Asked by Senga Hill PF member of parliament Kapembwa Simbao when his Ministry intended to put in a system to separate waste, bearing in mind that plastic took long to decompose, Yaluma said government had already started providing containers for refuse.

“Yes, indeed we have a lot of negative impacts arising from plastics lying around all over the streets, but be as it may, we have in collaboration [with] local government, we have managed to start providing containers for refuse, which are designated for bottles, cardboard papers, newspapers and as well as purely for plastics so that we can have plastics taken for the rightful recycling places. That is very much in use, it’s just that the people haven’t yet gotten used or know the new consequences of plastics. So, we are sensitizing the people through local government, that they must start separating the waste as per category,” Yaluma added.

Simbao also wanted to know the average amount of plastic products which were imported per month and how much was recycled.

And Yaluma responded that as at end of 2017, the average amount of plastic products imported per month was about 11,114,990Kg.

He, however, noted that the tonnage of plastic waste generated per month was currently not quantified as there were no modalities in place to separate waste.

“As at the end of 2017, the average amount of plastic products imported per month was about 11,114,990 kg. The House may wish to note that the tonnage of plastic waste generated per month in Lusaka District, Copperbelt and countrywide is currently not quantified as there is no modalities in place that separates waste by type such as plastic, paper, glass and others. Further, there are no installed means of measuring the tonnage located at dump sites for wastes to ascertain the amount disposed.
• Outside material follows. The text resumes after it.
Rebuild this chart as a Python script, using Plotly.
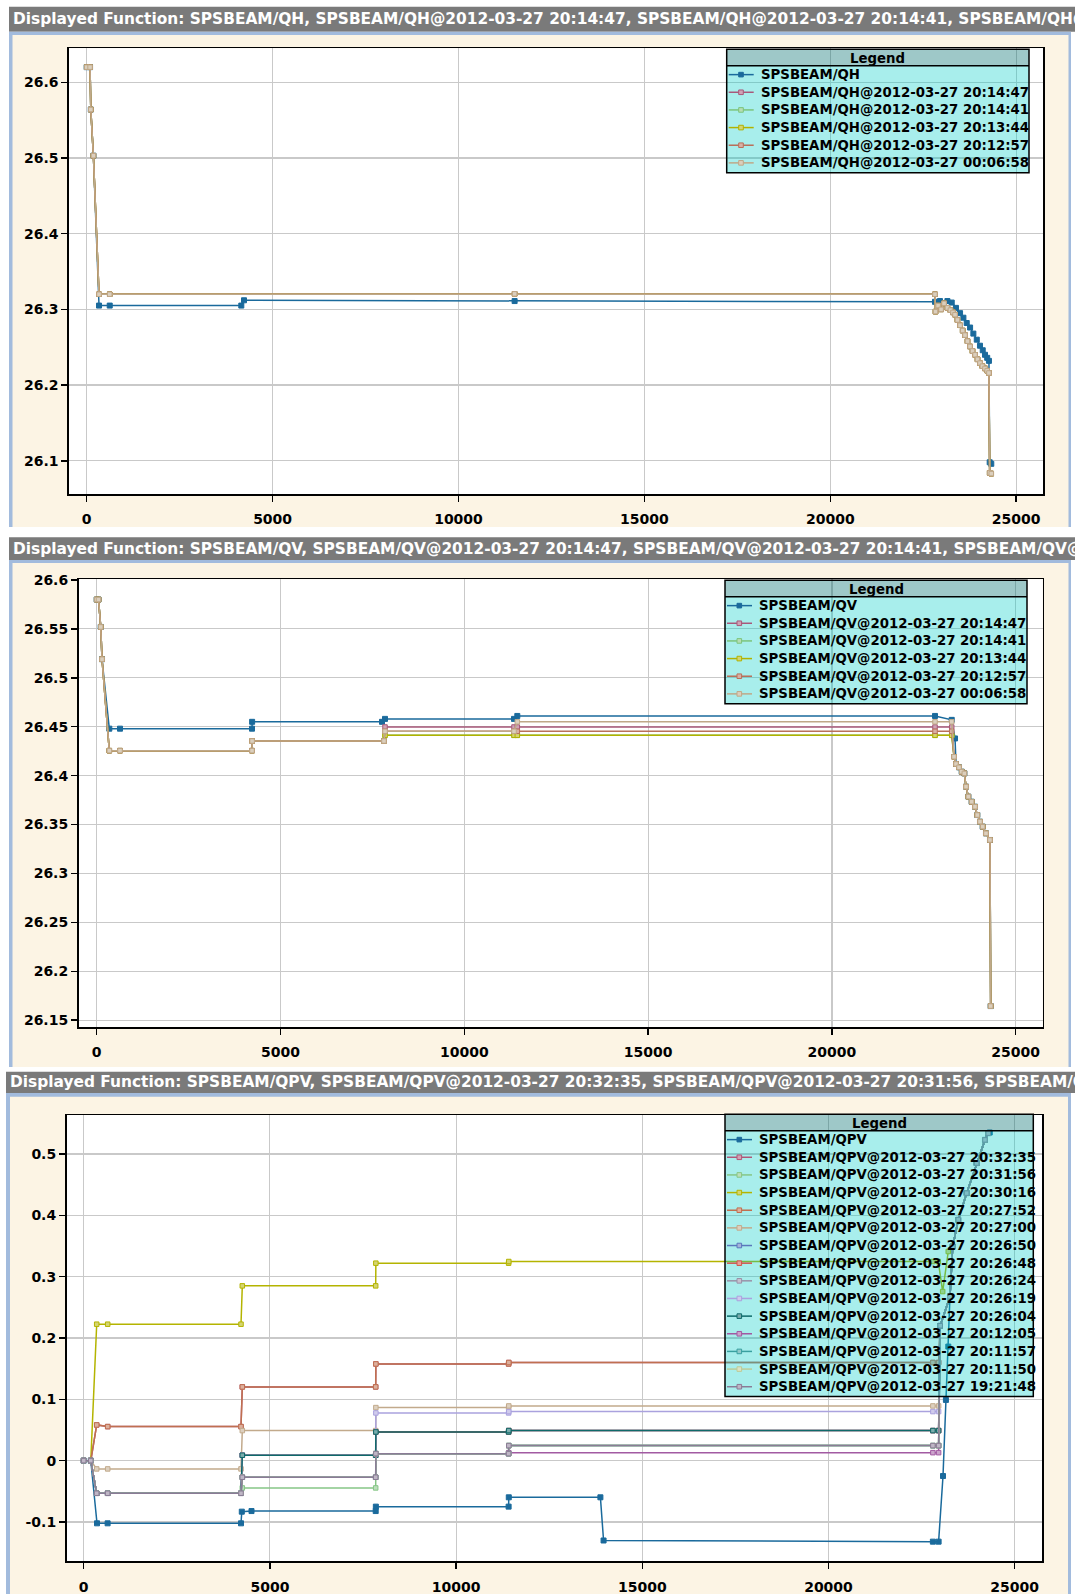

Currently, institutions governing the management of dump sites do not record the amount of plastic waste being recycled due the absence of modalities for assessment,” Yaluma said.

And responding to a question from Kantanshi independent MP Anthony Mumba, who wanted to know whether the Commerce Ministry had any plans to start using plastics to produce energy, Yaluma said the Ministry of Local Government had signed memoranda of understanding with some foreign institutions to put up a plant that would generate power from waste.

“Yes, there have been memorandum of understandings, which have been signed between the Local Government [Ministry] and some foreign institutions, which would like to come and put up a plant to generate power from waste,” he said.

“Now, when you talk of banning, remember there are different categories of plastics we are talking about here. Plastics you use in supermarkets; plastics you use to package fertilizer; plastics which they use in mining. So, we must be specific to which ones we could totally ban. I would say more [on] domestic plastics, I think that’s a way to go as a beginner because they don’t handle those plastics with caution. But for the other uses of plastics in huge commercial environments, we would say that we would allow it to go because they do take serious consideration as regards to the environment.”

Meanwhile, Minister of Labour and Social Security, Joyce Simukoko, said a total number of 178,908 jobs were created countrywide in 2016.

“According to the NAPSA register, the total number of jobs created countrywide in 2016, stood at 178,908. This figure largely excludes the informal sector as per its characteristics. The jobs in the informal sector are not registered with tax and pension authorities. The informal sector constitutes about 84 per cent of the labour force. I wish to inform this House that, generation of statistics on the number of jobs created is a still a challenge. To address this, my Ministry has begun to develop the labour market information system to gather statistics from establishments and the public employment services that are being revamped and will be set-up at district level progressively. It is expected that the system will help in providing an insight into the employment and labour market trends at provincial and district levels,” Simukoko said.

She further said government had plans to create more and better jobs, which would be achieved through economic diversification.

“Government has plans to create more jobs by promoting pro-poor growth with focus on economic diversification and job creation, reducing developmental inequalities and enhancing human development. This is in line with 7NDP. The creation of more and better jobs in the economy will be achieved through economic diversification, which is currently among the top priorities by government,” added Simukoko.

“However, on the issue of creation of jobs, going by the programmes outlined in the 7NDP, it is clear that the responsibility for job creation lies with sector ministries, the private sector, including; small and medium enterprises (SMEs). The Ministry of Labour only plays an enabling role by ensuring that the jobs being created are decent and conform to labour laws.”

She was responding to a question from Simbao who wanted to know how many jobs were created in 2016 and what plans government had to create more jobs.